Whole Foods drops products of prison labor
Whole Foods Market Inc. will stop selling products made using a prison labor program after a protest at one of its stores in Texas. The company said the products should be out of its stores by April, if not sooner. Whole Foods said it has sold tilapia, trout and goat cheese produced through a Colorado inmate program at some stores since at least 2011. Michael Silverman, a Whole Foods spokesman, said the company had sourced the products because the program was a way to "help people get back on their feet and eventually become contributing members of society." But he said the company ended the practice because some customers were uncomfortable with it.
Consumer prices in Europe fell last month
Consumer prices across the 19-country eurozone fell in September for the first time in half a year as energy prices tanked, official figures showed, in a development that's likely to ratchet up pressure on the European Central Bank to give the region more stimulus. The 0.1 percent annual decline reported by Eurostat, the E.U.'s statistics office, was widely anticipated following the recent drop in global oil prices. Energy prices were 8.9 percent lower in September than the year before, more than the 7.2 percent drag registered in August. The impact of energy costs is evident in the fact that, when they are stripped out of the calculations, consumer prices were 1 percent higher in the year to September. If food, alcohol and tobacco are also taken out, the eurozone's so-called core inflation rate stood at an unchanged 0.9 percent.
Private-sector jobs grew steadily last month
Buoyed by strong consumer spending and steady home sales, U.S. businesses added jobs at a healthy pace in September, according to a private survey. Payroll processor ADP said employers added 200,000 jobs last month, up from 180,000 in the previous month.

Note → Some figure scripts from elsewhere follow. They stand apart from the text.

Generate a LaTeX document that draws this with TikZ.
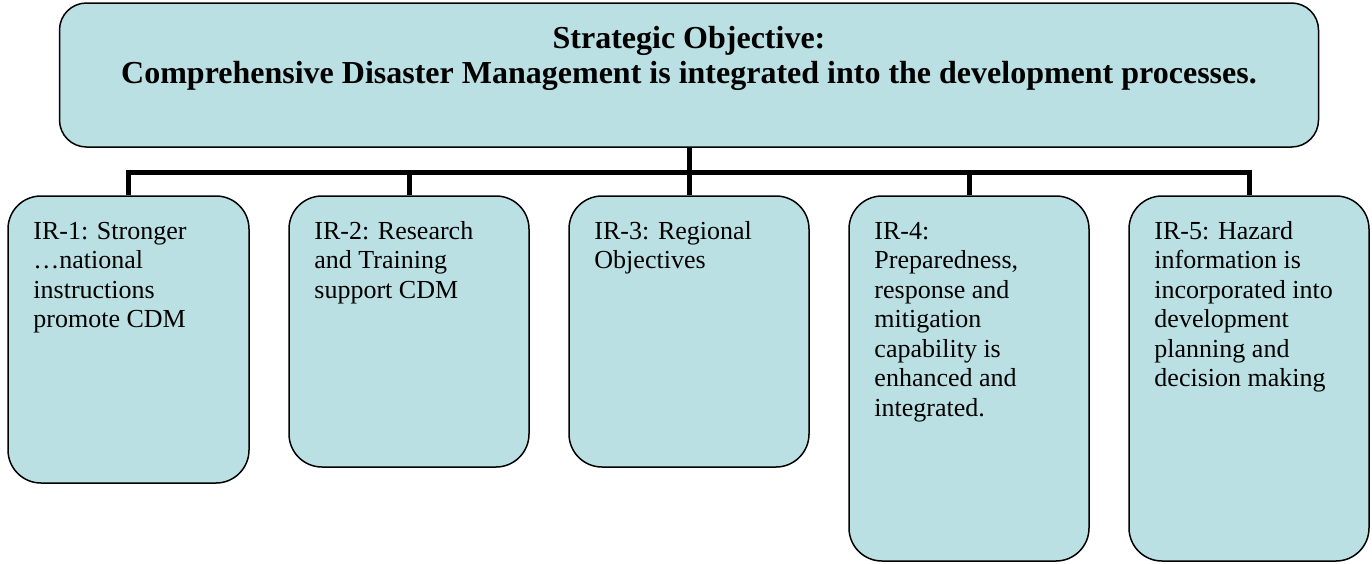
\documentclass[tikz,border=0pt]{standalone}
\usepackage{fontspec}
\setmainfont{Liberation Serif}
\usetikzlibrary{calc}
\definecolor{boxfill}{RGB}{187,224,227}
\begin{document}
\begin{tikzpicture}[x=1pt,y=-1pt,
  box/.style={draw=black, line width=1.5pt, fill=boxfill, rounded corners=33pt, inner sep=0pt},
  topbox/.style={box, rounded corners=27pt},
  lbl/.style={anchor=north west, inner sep=0pt, align=left, font=\fontsize{26}{29.5}\selectfont},
  toplbl/.style={anchor=north, inner sep=0pt, align=center, font=\fontsize{32}{35}\selectfont\bfseries},
  conn/.style={draw=black, line width=5pt}]
\useasboundingbox[fill=white] (0,0) rectangle (1372,563);
% boxes
\node[topbox, minimum width=1259pt, minimum height=144pt] (top) at (689,75) {};
\node[box, minimum width=241pt, minimum height=287pt] (b1) at (128.5,339.5) {};
\node[box, minimum width=240pt, minimum height=271pt] (b2) at (409,331.5) {};
\node[box, minimum width=240pt, minimum height=271pt] (b3) at (689,331.5) {};
\node[box, minimum width=240pt, minimum height=365pt] (b4) at (969,378.5) {};
\node[box, minimum width=240pt, minimum height=365pt] (b5) at (1249,378.5) {};
% connectors
\coordinate (bar) at (689,172);
\draw[conn] (top.south) -- (b3.north);
\draw[conn] (b1.north) |- (bar) -| (b5.north);
\draw[conn] (b2.north) -- (b2.north |- bar);
\draw[conn] (b4.north) -- (b4.north |- bar);
% texts
\node[toplbl] (tt) at (689,23) {\rule{0pt}{25pt}Strategic Objective:\\Comprehensive Disaster Management is integrated into the development processes.};
\node[lbl] (t1) at ($(b1.north west)+(26,24)$) {\rule{0pt}{20pt}IR-1: Stronger\\…national\\instructions\\promote CDM};
\node[lbl] (t2) at ($(b2.north west)+(26,24)$) {\rule{0pt}{20pt}IR-2: Research\\and Training\\support CDM};
\node[lbl] (t3) at ($(b3.north west)+(26,24)$) {\rule{0pt}{20pt}IR-3: Regional\\Objectives};
\node[lbl] (t4) at ($(b4.north west)+(26,24)$) {\rule{0pt}{20pt}IR-4:\\Preparedness,\\response and\\mitigation\\capability is\\enhanced and\\integrated.};
\node[lbl] (t5) at ($(b5.north west)+(26,24)$) {\rule{0pt}{20pt}IR-5: Hazard\\information is\\incorporated into\\development\\planning and\\decision making};
\end{tikzpicture}
\end{document}
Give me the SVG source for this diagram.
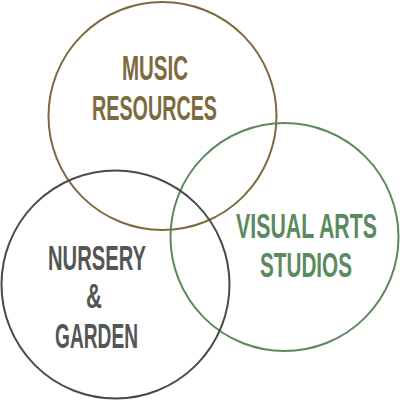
<svg xmlns="http://www.w3.org/2000/svg" width="400" height="400" viewBox="0 0 400 400">
<style>
.c{fill:none;stroke-width:2}
.t{font-family:"Liberation Sans",Arial,sans-serif;font-size:24px;font-weight:bold;text-anchor:middle}
.brown{stroke:#7d6a3e}
.green{stroke:#5b8a5f}
.dark{stroke:#4a4a4a}
.tb{fill:#7d6a3e}
.tg{fill:#5b8a5f}
.td{fill:#555555}
</style>
<rect width="400" height="400" fill="#ffffff"/>
<g id="music">
<circle class="c brown" cx="162.5" cy="116" r="114"/>
<text class="t tb" transform="translate(155,80) scale(1,1.5)" textLength="66" lengthAdjust="spacingAndGlyphs">MUSIC</text>
<text class="t tb" transform="translate(154.5,120) scale(1,1.5)" textLength="125" lengthAdjust="spacingAndGlyphs">RESOURCES</text>
</g>
<g id="visual">
<circle class="c green" cx="284.5" cy="237" r="114"/>
<text class="t tg" transform="translate(306.5,238) scale(1,1.5)" textLength="141" lengthAdjust="spacingAndGlyphs">VISUAL ARTS</text>
<text class="t tg" transform="translate(306,277) scale(1,1.5)" textLength="92" lengthAdjust="spacingAndGlyphs">STUDIOS</text>
</g>
<g id="nursery">
<circle class="c dark" cx="115.5" cy="284.5" r="114"/>
<text class="t td" transform="translate(97,270) scale(1,1.5)" textLength="98" lengthAdjust="spacingAndGlyphs">NURSERY</text>
<text class="t td" transform="translate(94,308) scale(1,1.5)" textLength="16" lengthAdjust="spacingAndGlyphs">&amp;</text>
<text class="t td" transform="translate(96.5,348) scale(1,1.5)" textLength="83" lengthAdjust="spacingAndGlyphs">GARDEN</text>
</g>
<g id="connectors"/>
</svg>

August's job total was revised lower. Americans are spending more freely and buying big-ticket items such as new cars and homes. That is countering weak economies overseas and the strong dollar, which are cutting into exports. The government will issue its official jobs report for September on Friday. Economists forecast that report will show that employers added 206,000 jobs, and the unemployment rate held at 5.1 percent for the second straight month.
Grant Thornton offers unlimited vacation
Grant Thornton, the sixth-largest U.S. accounting firm, will offer U.S. employees unlimited time off, a strategy it hopes will entice workers from rivals with traditional vacation plans. The new policy, in place by November, will affect 6,700 workers and replace vacation time that capped days off at 30 for the most senior staff, the firm said. Less than 1 percent of U.S. companies offer unlimited vacation, according to 2015 data from the Society of Human Resource Management. U.S. companies, feeling the pressure to hang on to their best workers in an improving economy, are adding benefits with particular appeal to workers in their 20s and early 30s.
IMF's Lagarde sees weaker global growth
The head of the International Monetary Fund said global growth will likely be weaker this year as the world economy confronts a host of problems, including a refugee crisis in Europe, an economic slowdown in China and a pending rise in U.S. interest rates. IMF Managing Director Christine Lagarde predicted a moderate rebound in growth in advanced economies such as the United States, Europe and Japan. But emerging economies will experience a fifth consecutive year of slowing activity, she said. Lagarde said potential growth is being held back by low productivity, aging populations and lingering problems from the 2008 financial crisis such as high debt levels.